In other community news, I've been doing a lot of thinking about the Tea Time podcast for the summer. To be honest, I haven't been struck by any fancy inspiration. The thought of a saint series came to mind, and I like that idea, but it just did not summon the energy needed to actually make it happen. I'm taking that as a sign that it just isn't meant to be right now. I've been very busy lately with my family, and at work with finishing up my scripture study for women that is BEING PUBLISHED THIS YEAR, stay tuned for more information on that. :0 We're also, yet again, redesigning the course that I teach for the fall, and so available time for recording, editing, and getting out podcast episodes just doesn't seem feasible right now, even for short episodes. It's possible that inspiration may strike before the end of the summer, I'll keep you posted. If it doesn't, I still plan to do special series during Advent and Lent each year in video/audio form.

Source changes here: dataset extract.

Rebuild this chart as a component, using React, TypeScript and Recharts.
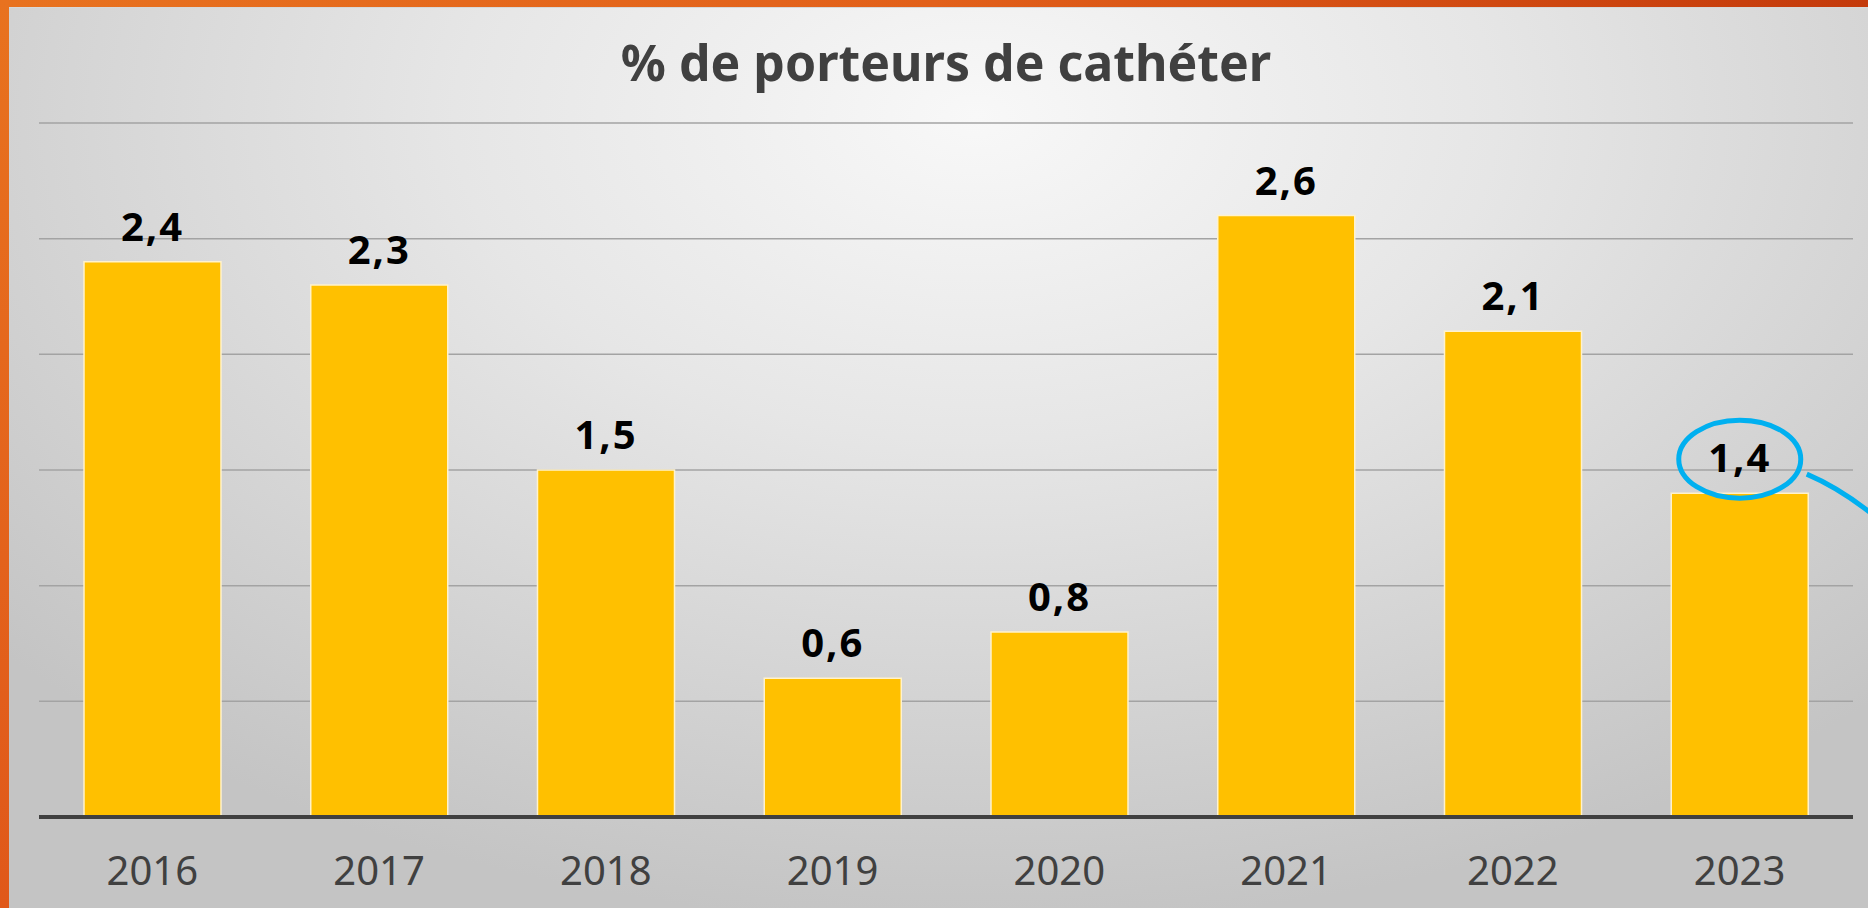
import { BarChart, Bar, XAxis, YAxis, CartesianGrid, LabelList } from "recharts";

const years = ["2016", "2017", "2018", "2019", "2020", "2021", "2022", "2023"];
const pct = [2.4, 2.3, 1.5, 0.6, 0.8, 2.6, 2.1, 1.4];
const yTicks = [0, 0.5, 1, 1.5, 2, 2.5, 3];

const data = years.map((year, i) => ({ year, pct: pct[i] }));

const FONT = "'Noto Sans', 'Open Sans', sans-serif";
const HIGHLIGHT = 7; // 2023 entouré en bleu

function ValueLabel(props: any) {
  const { x, y, width, value, index } = props;
  const cx = x + width / 2;
  const base = y - 21;
  const cy = base - 14;
  return (
    <g>
      <text
        x={cx}
        y={base}
        textAnchor="middle"
        fontFamily={FONT}
        fontWeight={700}
        fontSize={40}
        letterSpacing={2}
        fill="#000"
      >
        {Number(value).toFixed(1).replace(".", ",")}
      </text>
      {index === HIGHLIGHT && (
        <g fill="none" stroke="#00B0F0" strokeWidth={5}>
          <ellipse cx={cx} cy={cy + 1} rx={61} ry={39} />
          <path d={`M ${cx + 67} ${cy + 16} Q ${cx + 100} ${cy + 30} ${cx + 135} ${cy + 58}`} />
        </g>
      )}
    </g>
  );
}

export default function App() {
  return (
    <div
      style={{
        position: "fixed",
        left: 0,
        top: 0,
        width: 1868,
        height: 908,
        overflow: "hidden",
        background: "linear-gradient(90deg, #e8721f 0%, #e2601a 50%, #c43a0b 100%)",
      }}
    >
      {/* bande orange gauche */}
      <div
        style={{
          position: "absolute",
          left: 0,
          top: 0,
          width: 9,
          height: 908,
          background: "linear-gradient(180deg, #e8721f 0%, #e0581a 100%)",
        }}
      />
      {/* panneau gris */}
      <div
        style={{
          position: "absolute",
          left: 9,
          top: 7,
          width: 1859,
          height: 901,
          borderTop: "1px solid #d8d8d8",
          boxSizing: "border-box",
          background:
            "radial-gradient(ellipse 70% 90% at 52% 12%, #f8f8f8 0%, #e6e6e6 40%, #d2d2d2 75%, #c4c4c4 100%)",
        }}
      />
      <div
        style={{
          position: "absolute",
          left: 0,
          width: 1892,
          top: 37,
          textAlign: "center",
          fontFamily: FONT,
          fontWeight: 700,
          fontSize: 50,
          lineHeight: "50px",
          color: "#404040",
          whiteSpace: "nowrap",
        }}
      >
        % de porteurs de cathéter
      </div>
      <div style={{ position: "absolute", left: 0, top: 0 }}>
        <BarChart
          width={1868}
          height={908}
          data={data}
          margin={{ top: 123, right: 15, left: 39, bottom: 31 }}
          barCategoryGap="20%"
        >
          <CartesianGrid vertical={false} stroke="#a3a3a3" strokeWidth={1.5} />
          <YAxis hide domain={[0, 3]} ticks={yTicks} />
          <XAxis
            dataKey="year"
            height={60}
            tickLine={false}
            tickSize={0}
            tickMargin={40}
            axisLine={{ stroke: "#404040", strokeWidth: 4 }}
            tick={{ fontFamily: FONT, fontSize: 40, fill: "#404040" }}
          />
          <Bar
            dataKey="pct"
            fill="#FFC000"
            stroke="#FFF2CC"
            strokeWidth={1.5}
            barSize={137}
            isAnimationActive={false}
          >
            <LabelList dataKey="pct" content={<ValueLabel />} />
          </Bar>
        </BarChart>
      </div>
    </div>
  );
}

I really enjoyed those this past year, and the liturgical seasons really lend themselves to special themes. It's nice to set aside that time during penitential seasons to focus on faith and community, which is what we do in the Tea Time podcast. So, that's where that all stands. Like I said, I'll keep you posted! My priority is blogging each week, and hosting the book club. That is the foundation of why I started this blog to begin with, and so I want to prioritize time for those things. *heart*

All right, in crafting update, I finished the Little Shoreline baby vest I mentioned last week:

I'm very pleased with how this came out! It is being packaged with a bear cub hat and sent off to it's new owner! I already cast on for a cardigan for my new nephew. *gold star* He lives in Maine, so I figure he needs sleeves. ;-)

I've been really enjoying my crafting lately. I had lost my craft mojo a bit this spring. Has that ever happened to anybody else? I just felt sad and uninspired by it. But it always comes back, and it is back with a vengeance. The baby knitting has really re-energized me. As well, the kids and I are planning to rewatch the Harry Potter movies this summer, and are excitedly planning a HP themed snack menu for the big event, which got me to re-seeking out a Harry Potter community on Ravelry.

I had peeked at them last summer when I was reading the books and watching the movies with my family, and there are several forums on Ravelry devoted to Harry Potter. It's a bit complicated, they all involve "taking classes" and submitting projects in specific ways to get your house credit for your efforts, and I was a bit overwhelmed and confused as to how to become involved. You need to "be sorted" to belong to a certain house, and that can only happen at specific parts of the year. Before then, you need to participate as a non-sorted student to be eligible for sorting, and that's about as far as I got before I panicked and gave up. 😂

This time, I poked my nose into a group called Hogwarts at Ravelry, and though it functions much the way I described above, I found it less confusing this time after thoroughly reading through the instructions. I've been participating in the Platform 9 3/4 thread for unsorted students, and even managed to successfully submit my first project over there!

Socks to keep my feet warm once school starts back up in September!
Thus, I am now eligible to be sorted in late June, and thus I am VERY EXCITED! I also encountered our beloved CL community member Melanie over there in Hufflepuff house, hi Melanie!!

*waves enthusiastically*

This is all to say that I now have extra motivation to actually *finish* the projects that I start, and I also have the warmth of a crafting community supporting me, and it's a giant warm and fuzzy. It's been making me very happy, and I feel super grateful. I can't wait to see which house I get sorted into!

*beams* 😇

OK, your turn. What's going on with you this lovely June day? Are you excited for the book club? Let's hear all about it!